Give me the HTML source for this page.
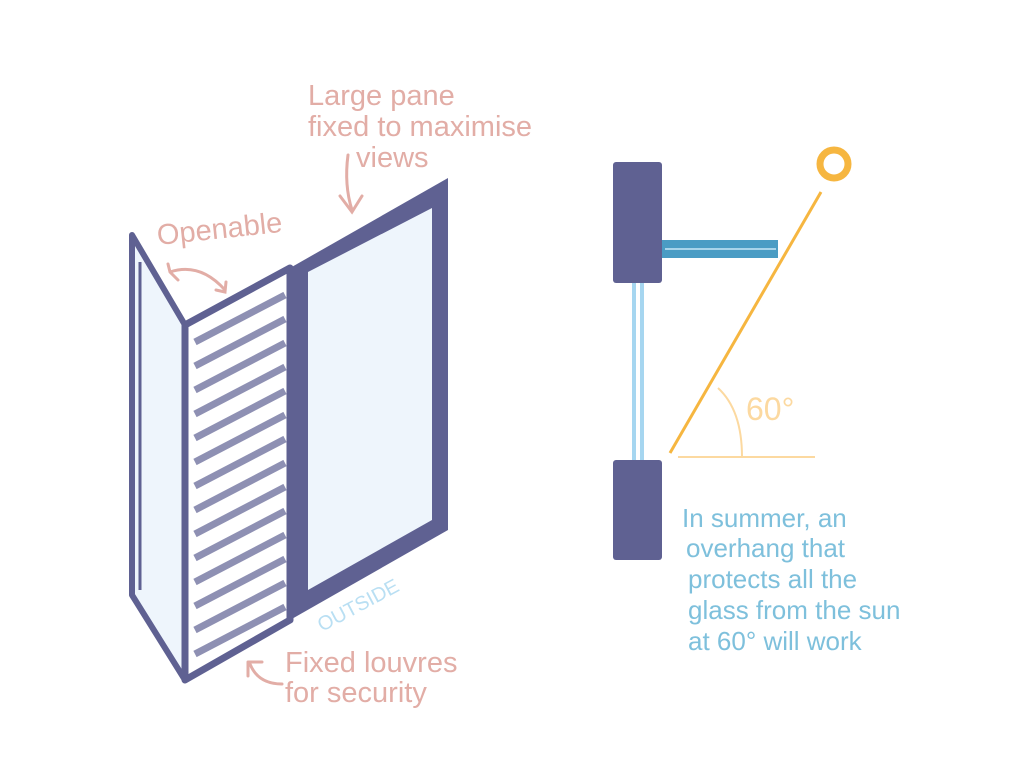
<!DOCTYPE html>
<html><head><style>
html,body{margin:0;padding:0;background:#fff;}
svg{display:block}
text{font-family:"Liberation Sans",sans-serif;}
</style></head><body>
<svg width="1024" height="768" viewBox="0 0 1024 768" xmlns="http://www.w3.org/2000/svg">
<rect width="1024" height="768" fill="#fff"/>
<polygon points="132,235 185,325 185,680 132,595" fill="#eef5fc" stroke="#5f6192" stroke-width="6" stroke-linejoin="round"/>
<line x1="140" y1="262" x2="140" y2="590" stroke="#5f6192" stroke-width="3"/>
<polygon points="185,325 290,268 290,620 185,680" fill="#fff" stroke="#5f6192" stroke-width="7" stroke-linejoin="round"/>
<g stroke="#7b7da6" stroke-width="7" opacity="0.85">
<line x1="195" y1="342" x2="285" y2="295"/>
<line x1="195" y1="366" x2="285" y2="319"/>
<line x1="195" y1="390" x2="285" y2="343"/>
<line x1="195" y1="414" x2="285" y2="367"/>
<line x1="195" y1="438" x2="285" y2="391"/>
<line x1="195" y1="462" x2="285" y2="415"/>
<line x1="195" y1="486" x2="285" y2="439"/>
<line x1="195" y1="510" x2="285" y2="463"/>
<line x1="195" y1="534" x2="285" y2="487"/>
<line x1="195" y1="558" x2="285" y2="511"/>
<line x1="195" y1="582" x2="285" y2="535"/>
<line x1="195" y1="606" x2="285" y2="559"/>
<line x1="195" y1="630" x2="285" y2="583"/>
<line x1="195" y1="654" x2="285" y2="607"/>
</g>
<polygon points="290,268 448,178 448,530 290,620" fill="#5f6192"/>
<polygon points="308,272 432,208 432,520 308,590" fill="#eef5fc"/>
<rect x="613" y="162" width="49" height="121" fill="#5f6192" rx="3"/>
<rect x="662" y="240" width="116" height="18" fill="#4a9cc4"/>
<line x1="665" y1="249" x2="776" y2="249" stroke="#a8d4ea" stroke-width="2"/>
<line x1="634" y1="283" x2="634" y2="460" stroke="#a6d6f0" stroke-width="4"/>
<line x1="642" y1="283" x2="642" y2="460" stroke="#a6d6f0" stroke-width="4"/>
<rect x="613" y="460" width="49" height="100" fill="#5f6192" rx="3"/>
<circle cx="834" cy="164" r="14" fill="none" stroke="#f6b640" stroke-width="7"/>
<line x1="821" y1="192" x2="670" y2="453" stroke="#f6b640" stroke-width="3"/>
<line x1="678" y1="457" x2="815" y2="457" stroke="#fcd9a0" stroke-width="2"/>
<path d="M718,388 Q742,410 742,457" fill="none" stroke="#fcd9a0" stroke-width="2"/>
<text x="746" y="420" font-size="32" fill="#fcd9a0">60°</text>
<g fill="#e2ada6" font-size="29">
<text x="308" y="105">Large pane</text>
<text x="308" y="136">fixed to maximise</text>
<text x="356" y="167">views</text>
<text x="158" y="245" transform="rotate(-6 158 245)">Openable</text>
<text x="285" y="672">Fixed louvres</text>
<text x="285" y="702">for security</text>
</g>
<g fill="none" stroke="#e2ada6" stroke-width="3" stroke-linecap="round">
<path d="M348,155 Q344,185 352,210 M340,196 L352,212 L362,196"/>
<path d="M170,272 Q200,262 225,290 M168,264 L170,272 L178,280 M216,290 L225,292 L226,282"/>
<path d="M250,664 Q258,684 282,684 M248,662 L248,676 M248,662 L262,662"/>
</g>
<text x="322" y="632" font-size="20" fill="#b9dff3" transform="rotate(-28 322 632)">OUTSIDE</text>
<g fill="#7ec0dc" font-size="26">
<text x="682" y="527">In summer, an</text>
<text x="686" y="557">overhang that</text>
<text x="688" y="588">protects all the</text>
<text x="688" y="619">glass from the sun</text>
<text x="688" y="650">at 60° will work</text>
</g>
</svg>
</body></html>
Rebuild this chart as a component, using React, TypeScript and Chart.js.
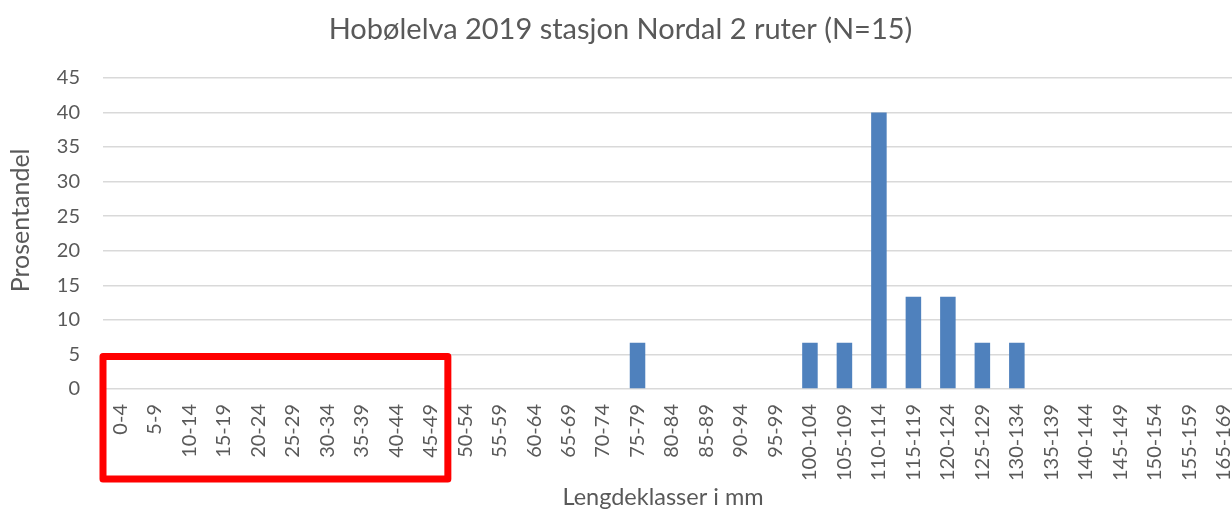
import React, { useEffect, useRef } from "react";
import { Chart, registerables } from "chart.js";

Chart.register(...registerables);

const categories = [
  "0-4", "5-9", "10-14", "15-19", "20-24", "25-29", "30-34", "35-39", "40-44", "45-49",
  "50-54", "55-59", "60-64", "65-69", "70-74", "75-79", "80-84", "85-89", "90-94", "95-99",
  "100-104", "105-109", "110-114", "115-119", "120-124", "125-129", "130-134", "135-139",
  "140-144", "145-149", "150-154", "155-159", "165-169",
];

const percentages = [
  0, 0, 0, 0, 0, 0, 0, 0, 0, 0,
  0, 0, 0, 0, 0, 6.67, 0, 0, 0, 0,
  6.67, 6.67, 40, 13.33, 13.33, 6.67, 6.67, 0,
  0, 0, 0, 0, 0,
];

const chartTitle = "Hobølelva 2019 stasjon Nordal 2 ruter (N=15)";
const yAxisTitle = "Prosentandel";
const xAxisTitle = "Lengdeklasser i mm";
const yMin = 0;
const yMax = 45;
const yStep = 5;

// highlighted region (red frame), in data units
const highlightCategories = ["0-4", "45-49"];
const highlightValueRange = [-13, 4.7];

const FONT = "Lato, 'Open Sans', sans-serif";
const TEXT = "#595959";

const highlightPlugin = {
  id: "highlightFrame",
  afterDraw(chart: any) {
    const xs = chart.scales.x;
    const ys = chart.scales.y;
    const i0 = categories.indexOf(highlightCategories[0]);
    const i1 = categories.indexOf(highlightCategories[1]);
    const half = (xs.getPixelForValue(1) - xs.getPixelForValue(0)) / 2;
    const left = xs.getPixelForValue(i0) - half;
    const right = xs.getPixelForValue(i1) + half;
    const top = ys.getPixelForValue(highlightValueRange[1]);
    const bottom = ys.getPixelForValue(highlightValueRange[0]);
    const ctx = chart.ctx;
    ctx.save();
    ctx.strokeStyle = "#FF0000";
    ctx.lineWidth = 7;
    ctx.lineJoin = "round";
    ctx.beginPath();
    ctx.rect(left, top, right - left, bottom - top);
    ctx.stroke();
    ctx.restore();
  },
};

const axisTitlePlugin = {
  id: "axisTitles",
  afterDraw(chart: any) {
    const { ctx, chartArea, height } = chart;
    ctx.save();
    ctx.fillStyle = TEXT;
    ctx.textAlign = "center";
    ctx.textBaseline = "middle";
    // x axis title
    ctx.font = `23.5px ${FONT}`;
    ctx.fillText(xAxisTitle, (chartArea.left + chartArea.right) / 2 - 9, height - 12);
    // y axis title
    ctx.font = `25px ${FONT}`;
    ctx.translate(chartArea.left - 82, (chartArea.top + chartArea.bottom) / 2 - 13);
    ctx.rotate(-Math.PI / 2);
    ctx.fillText(yAxisTitle, 0, 0);
    ctx.restore();
  },
};

export default function App() {
  const ref = useRef<HTMLCanvasElement | null>(null);

  useEffect(() => {
    document.body.style.margin = "0";
    const canvas = ref.current;
    if (!canvas) return;
    const chart = new Chart(canvas, {
      type: "bar",
      data: {
        labels: categories,
        datasets: [
          {
            data: percentages,
            backgroundColor: "#4F81BD",
            categoryPercentage: 1,
            barPercentage: 0.45,
          },
        ],
      },
      options: {
        responsive: false,
        animation: false,
        devicePixelRatio: 1,
        layout: { padding: { left: 0, right: 1, top: 0, bottom: 0 } },
        plugins: {
          legend: { display: false },
          tooltip: { enabled: false },
          title: {
            display: true,
            text: chartTitle,
            color: TEXT,
            font: { family: FONT, size: 29, weight: "normal", lineHeight: 1.2 },
            padding: { top: 12, bottom: 31 },
          },
        },
        scales: {
          x: {
            grid: { display: false, drawTicks: false },
            border: { display: false },
            ticks: {
              autoSkip: false,
              maxRotation: 90,
              minRotation: 90,
              padding: 15,
              color: TEXT,
              font: { family: FONT, size: 20 },
            },
            afterFit(scale: any) {
              scale.height = 120;
              scale.paddingLeft = 0;
              scale.paddingRight = 0;
            },
          },
          y: {
            min: yMin,
            max: yMax,
            grid: { color: "#D9D9D9", lineWidth: 1.5, drawTicks: false },
            border: { display: false },
            ticks: {
              stepSize: yStep,
              padding: 23,
              color: TEXT,
              font: { family: FONT, size: 20 },
            },
            afterFit(scale: any) {
              scale.width = 103;
            },
          },
        },
      },
      plugins: [highlightPlugin, axisTitlePlugin],
    });
    return () => chart.destroy();
  }, []);

  return (
    <div style={{ width: 1232, height: 509, overflow: "hidden", position: "relative", background: "#fff" }}>
      <canvas ref={ref} width={1242} height={509} style={{ display: "block" }} />
    </div>
  );
}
# # # # #
**What is asked:**
In the records above, find the line with "Rebuild this chart" and the line with "Chart.register(...registerables);", then restate word for word only those two lines and all lines between, omitting pictures.

**Solution to this problem:**
Rebuild this chart as a component, using React, TypeScript and Chart.js.
import React, { useEffect, useRef } from "react";
import { Chart, registerables } from "chart.js";

Chart.register(...registerables);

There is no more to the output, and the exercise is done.